My wedding was about  5 weeks away and the wedding of a good girlfriend was a week away.  We were set to be in each other's weddings.  It was a strange friendship.  We started out as enemies and then became frenemies and then real friends.  Once we became friends it was a pretty strong friendship.  The kind where you could crash at each other's houses unannounced and go on road trips and sing loudly (and off key for my part) to whatever was on the radio.  We could finish each others sentences and when we heard/read/saw something that reminded is of the other we would immediately call/text/email one another.  I adored her daughter and babysat for her when needed.  We were both young and trying to find our place in the world and our own true love.

So, when a week before her wedding she told me about a "tiff" (that's the best way to describe it I guess - nothing earth shattering but still something) between her and her betrothed I asked her "are you sure you want to commit the rest of your life to him?"

Yeah, I know.

From her point of view (and her fiances) that was the worst thing I could possibly EVER say.  It was mean and malicious.  And just plain wrong.

From my point of view, it was out of love and concern.  She was moving states to be with him.  She was moving her child and quitting her job.  I didn't want 6 months or 6 years down the road for her to be heartbroken and desolute.  I wanted to be her friend and to ensure she knew what she was doing.  (Of course, she did.)

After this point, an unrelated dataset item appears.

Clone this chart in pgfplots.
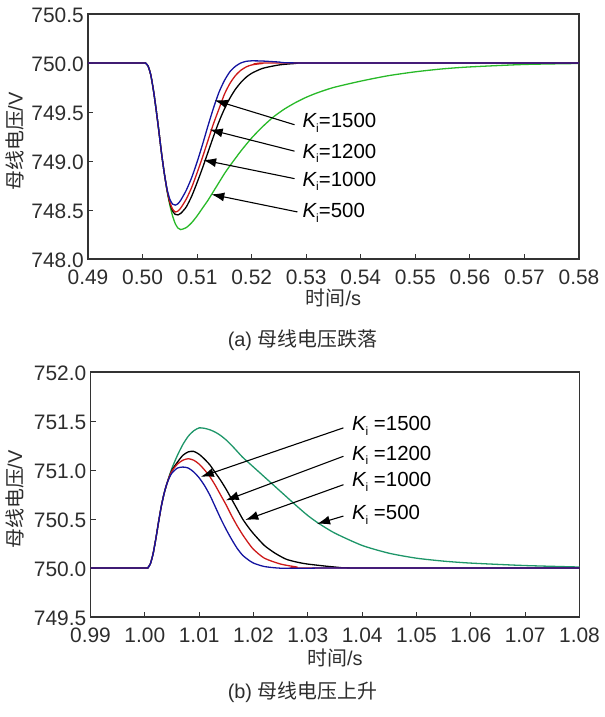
\documentclass[border=0pt]{standalone}
\usepackage{fontspec}
\setmainfont{Liberation Sans}
\newfontfamily\cjk{Noto Sans CJK SC}
\usepackage{pgfplots}
\pgfplotsset{compat=1.18}
\usetikzlibrary{arrows.meta}
\definecolor{cblue}{RGB}{20,20,160}
\definecolor{cred}{RGB}{205,25,25}
\definecolor{cgreenA}{RGB}{40,185,40}
\definecolor{cgreenB}{RGB}{30,150,105}
\definecolor{txt}{RGB}{45,45,45}
\newcommand{\Ki}{{\itshape K}\raisebox{-0.22em}{\fontsize{12}{12}\selectfont i}}
\begin{document}
\begin{tikzpicture}
\path[use as bounding box] (0,0) rectangle (605bp,717bp);
\pgfplotsset{
  common/.style={
    scale only axis, anchor=south west,
    width=491bp, height=245bp,
    axis line style={draw=black!80, line width=1.1bp},
    tick pos=left, tick align=inside,
    major tick length=5bp,
    tick style={black!80, line width=0.9bp},
    every tick label/.append style={font=\fontsize{21}{24}\selectfont, text=txt},
    /pgf/number format/assume math mode=true,
    yticklabel style={inner sep=1bp, xshift=-3bp, yshift=-1bp, /pgf/number format/.cd, fixed, fixed zerofill, precision=1},
    xticklabel style={inner sep=1bp, yshift=-10bp, /pgf/number format/.cd, fixed, fixed zerofill, precision=2},
    every axis plot/.append style={line width=1.3bp, smooth, tension=0.4},
    clip=false, clip mode=individual,
  }
}
% ---------------- top axis ----------------
\begin{axis}[common, at={(88bp,458bp)},
  xmin=0.49, xmax=0.58, ymin=748, ymax=750.5,
  xtick={0.49,0.50,...,0.585}, ytick={748,748.5,...,750.6},
  ]
\addplot[cgreenA] coordinates {
(0.49,750) (0.5,750) (0.5005,750) (0.501,749.97) (0.5015,749.88) (0.502,749.72) (0.5025,749.52) (0.503,749.30) (0.5035,749.07) (0.504,748.87)
(0.5045,748.69) (0.505,748.55) (0.5055,748.44) (0.506,748.36) (0.5065,748.315) (0.507,748.30) (0.508,748.32) (0.509,748.37) (0.510,748.44) (0.511,748.52)
(0.512,748.60) (0.513,748.69) (0.514,748.78) (0.515,748.87) (0.516,748.95) (0.518,749.10) (0.520,749.235) (0.522,749.35) (0.524,749.45) (0.526,749.53)
(0.528,749.595) (0.530,749.65) (0.532,749.695) (0.535,749.75) (0.54,749.815) (0.545,749.87) (0.55,749.91) (0.555,749.94) (0.56,749.96) (0.57,749.985) (0.58,749.995)};
\addplot[black] coordinates {
(0.49,750) (0.5,750) (0.5005,750) (0.501,749.97) (0.5015,749.88) (0.502,749.72) (0.5025,749.52) (0.503,749.30) (0.5035,749.07) (0.504,748.87)
(0.5045,748.70) (0.505,748.57) (0.5055,748.49) (0.506,748.455) (0.5065,748.45) (0.507,748.465) (0.508,748.53) (0.509,748.64) (0.510,748.78) (0.511,748.93)
(0.512,749.09) (0.513,749.25) (0.514,749.40) (0.515,749.53) (0.516,749.64) (0.517,749.73) (0.518,749.80) (0.519,749.855) (0.520,749.895) (0.522,749.945)
(0.525,749.98) (0.528,749.995) (0.531,750.0) (0.58,750.0)};
\addplot[cred] coordinates {
(0.49,750) (0.5,750) (0.5005,750) (0.501,749.97) (0.5015,749.88) (0.502,749.72) (0.5025,749.52) (0.503,749.30) (0.5035,749.07) (0.504,748.87)
(0.5045,748.70) (0.505,748.58) (0.5055,748.51) (0.506,748.48) (0.5065,748.49) (0.507,748.52) (0.508,748.61) (0.509,748.73) (0.510,748.88) (0.511,749.04)
(0.512,749.21) (0.513,749.38) (0.514,749.53) (0.515,749.68) (0.516,749.79) (0.517,749.87) (0.518,749.925) (0.519,749.96) (0.520,749.98) (0.522,749.995)
(0.525,750.0) (0.58,750.0)};
\addplot[cblue] coordinates {
(0.49,750) (0.5,750) (0.5005,750) (0.501,749.97) (0.5015,749.88) (0.502,749.72) (0.5025,749.52) (0.503,749.30) (0.5035,749.07) (0.504,748.87)
(0.5045,748.71) (0.505,748.61) (0.5055,748.56) (0.506,748.55) (0.5065,748.565) (0.507,748.60) (0.508,748.70) (0.509,748.83) (0.510,748.99) (0.511,749.17)
(0.512,749.36) (0.513,749.54) (0.514,749.70) (0.515,749.82) (0.516,749.91) (0.517,749.965) (0.518,750.0) (0.519,750.017) (0.520,750.022) (0.522,750.02)
(0.525,750.01) (0.53,750.0) (0.58,750.0)};
\begin{scope}[line width=1.1bp, -{Latex[length=13bp,width=9bp]}]
\draw (axis cs:0.52786,749.37) -- (axis cs:0.5132,749.62);
\draw (axis cs:0.52786,749.10) -- (axis cs:0.5123,749.32);
\draw (axis cs:0.52786,748.82) -- (axis cs:0.5111,749.01);
\draw (axis cs:0.5284,748.48) -- (axis cs:0.5126,748.66);
\end{scope}
\begin{scope}[every node/.style={anchor=west, inner sep=0pt, font=\fontsize{20.5}{24}\selectfont}]
\node at (axis cs:0.5293,749.39) {\Ki=1500};
\node at (axis cs:0.5293,749.08) {\Ki=1200};
\node at (axis cs:0.5293,748.79) {\Ki=1000};
\node at (axis cs:0.5293,748.47) {\Ki=500};
\end{scope}
\node[font=\fontsize{20}{24}\selectfont, text=txt] at ([yshift=-39bp]axis description cs:0.5,0) {{\cjk 时间}/s};
\node[font=\fontsize{20}{24}\selectfont, text=txt, rotate=90] at ([xshift=-73bp,yshift=-5bp]axis description cs:0,0.5) {{\cjk 母线电压}/V};
\end{axis}
% ---------------- bottom axis ----------------
\begin{axis}[common, at={(90.5bp,100bp)}, width=489bp,
  xmin=0.99, xmax=1.08, ymin=749.5, ymax=752,
  xtick={0.99,1.00,...,1.085}, ytick={749.5,750,...,752.1},
  ]
\addplot[cgreenB] coordinates {
(0.99,750) (1.0,750) (1.0005,750) (1.001,750.04) (1.0015,750.14) (1.002,750.29) (1.0025,750.46) (1.003,750.62) (1.0035,750.75) (1.004,750.85)
(1.0045,750.94) (1.005,751.02) (1.006,751.15) (1.007,751.26) (1.008,751.345) (1.009,751.40) (1.010,751.43) (1.011,751.425) (1.012,751.41) (1.013,751.385)
(1.014,751.35) (1.015,751.305) (1.016,751.25) (1.017,751.19) (1.018,751.13) (1.019,751.08) (1.020,751.03) (1.022,750.93) (1.024,750.83) (1.026,750.73)
(1.028,750.63) (1.030,750.535) (1.032,750.455) (1.035,750.355) (1.04,750.23) (1.045,750.15) (1.05,750.10) (1.055,750.07) (1.06,750.05) (1.07,750.025) (1.08,750.01)};
\addplot[black] coordinates {
(0.99,750) (1.0,750) (1.0005,750) (1.001,750.04) (1.0015,750.14) (1.002,750.29) (1.0025,750.46) (1.003,750.62) (1.0035,750.75) (1.004,750.85)
(1.0045,750.93) (1.005,751.0) (1.006,751.08) (1.007,751.15) (1.008,751.185) (1.009,751.19) (1.010,751.16) (1.011,751.11) (1.012,751.05) (1.013,750.97)
(1.014,750.89) (1.015,750.80) (1.016,750.70) (1.017,750.60) (1.018,750.50) (1.019,750.42) (1.020,750.35) (1.022,750.23) (1.024,750.15) (1.026,750.09)
(1.028,750.06) (1.03,750.04) (1.035,750.01) (1.04,750.0) (1.08,750.0)};
\addplot[cred] coordinates {
(0.99,750) (1.0,750) (1.0005,750) (1.001,750.04) (1.0015,750.14) (1.002,750.29) (1.0025,750.46) (1.003,750.62) (1.0035,750.75) (1.004,750.85)
(1.0045,750.93) (1.005,750.99) (1.006,751.06) (1.007,751.10) (1.008,751.115) (1.009,751.10) (1.010,751.06) (1.011,751.0) (1.012,750.93) (1.013,750.84)
(1.014,750.74) (1.015,750.64) (1.016,750.53) (1.017,750.43) (1.018,750.34) (1.019,750.26) (1.020,750.19) (1.022,750.10) (1.025,750.04) (1.028,750.01)
(1.03,750.0) (1.08,750.0)};
\addplot[cblue] coordinates {
(0.99,750) (1.0,750) (1.0005,750) (1.001,750.04) (1.0015,750.14) (1.002,750.29) (1.0025,750.46) (1.003,750.62) (1.0035,750.75) (1.004,750.85)
(1.0045,750.92) (1.005,750.97) (1.006,751.02) (1.007,751.03) (1.008,751.02) (1.009,750.98) (1.010,750.92) (1.011,750.84) (1.012,750.74) (1.013,750.62)
(1.014,750.50) (1.015,750.39) (1.016,750.29) (1.017,750.20) (1.018,750.13) (1.019,750.085) (1.020,750.05) (1.022,750.015) (1.025,749.998) (1.03,749.997)
(1.035,750.0) (1.08,750.0)};
\begin{scope}[line width=1.1bp, -{Latex[length=13bp,width=9bp]}]
\draw (axis cs:1.03655,751.43) -- (axis cs:1.0103,750.93);
\draw (axis cs:1.03655,751.14) -- (axis cs:1.0149,750.69);
\draw (axis cs:1.03655,750.85) -- (axis cs:1.0185,750.49);
\draw (axis cs:1.03655,750.53) -- (axis cs:1.0317,750.45);
\end{scope}
\begin{scope}[every node/.style={anchor=west, inner sep=0pt, font=\fontsize{20.5}{24}\selectfont}]
\node at (axis cs:1.0381,751.45) {\Ki\ =1500};
\node at (axis cs:1.0381,751.15) {\Ki\ =1200};
\node at (axis cs:1.0381,750.88) {\Ki\ =1000};
\node at (axis cs:1.0381,750.54) {\Ki\ =500};
\end{scope}
\node[font=\fontsize{20}{24}\selectfont, text=txt] at ([yshift=-41bp]axis description cs:0.5,0) {{\cjk 时间}/s};
\node[font=\fontsize{20}{24}\selectfont, text=txt, rotate=90] at ([xshift=-76bp,yshift=-5bp]axis description cs:0,0.5) {{\cjk 母线电压}/V};
\end{axis}
\node[font=\fontsize{20}{24}\selectfont, text=txt] at (302.5bp,377bp) {(a) {\cjk 母线电压跌落}};
\node[font=\fontsize{20}{24}\selectfont, text=txt] at (302.5bp,25bp) {(b) {\cjk 母线电压上升}};
\end{tikzpicture}
\end{document}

I didn't ask her that question out of jealousy or spite or whatever silly, stupid emotion that women sometimes feel when they try to be petty and break up a couple.  I was secure in my own engagement and job and impending birth.  It was out of love.  Misguided, but honestly and truly, out of genuine concern.

But it didn't matter.  I still said it...OUT LOUD... and on that gray April day...

I experienced one of the worth break ups of my life.  There were some phone calls and emails.  Lots of tears.  A roller coaster of emotion.  Breaking up with a friend like that is way worse than breaking up with a boyfriend.  (Okay, maybe not always but in this case it was.)  I was disappointed.  In her.  In me.  I literally felt our friendship crumbling.

There I was, alone, pregnant and thouroughly depressed.  And the one thing, that my brain, some how decided would make everything OKAY... a banana snow cone.

Bizarre.

But suddenly I wanted...nay...NEEDED a banana snow cone.  RIGHT THAT MINUTE.  If only I could taste the sweet coldness of a banana snow cone, somehow all this hurt would just simply melt away. 

It is so odd that I decided on that.  But once I determined I needed one, I was fixated on it.  I was on a mission.  TO heal my heart and satisfy this intense craving, the old thing that would do was this banana snow cone.  Maybe there is some strange psychology out there, I don't know.  It just WAS.

So, I got in my car and drove.  I drove the entire OKC metropolitis.  I drove for nearly two hours.  Not a snow cone stand open.  It was only April afterall.

So, I was left completely empty.

I went on to serve in her wedding, as it was too late to change anything.  But it was awkward.  She backed out of my wedding.  We eventually made up.  But it was never the same.  For one, she lives a state away.  We both have kids and jobs and it is hard to get away.  But whenever she is in town she makes an effort to come see my kids.  We are facebook friends, for whatever that's worth.  And she is still married, quite contentedly, I might add.  I went on to get married and have my babies and form other friendships.

But there are still times when I hear a song on the radio or hear a story on NPR and I think of her.  And every time I eat a banana snow cone I think of that day. 

Obviously, I'm eating a banana snow cone right now.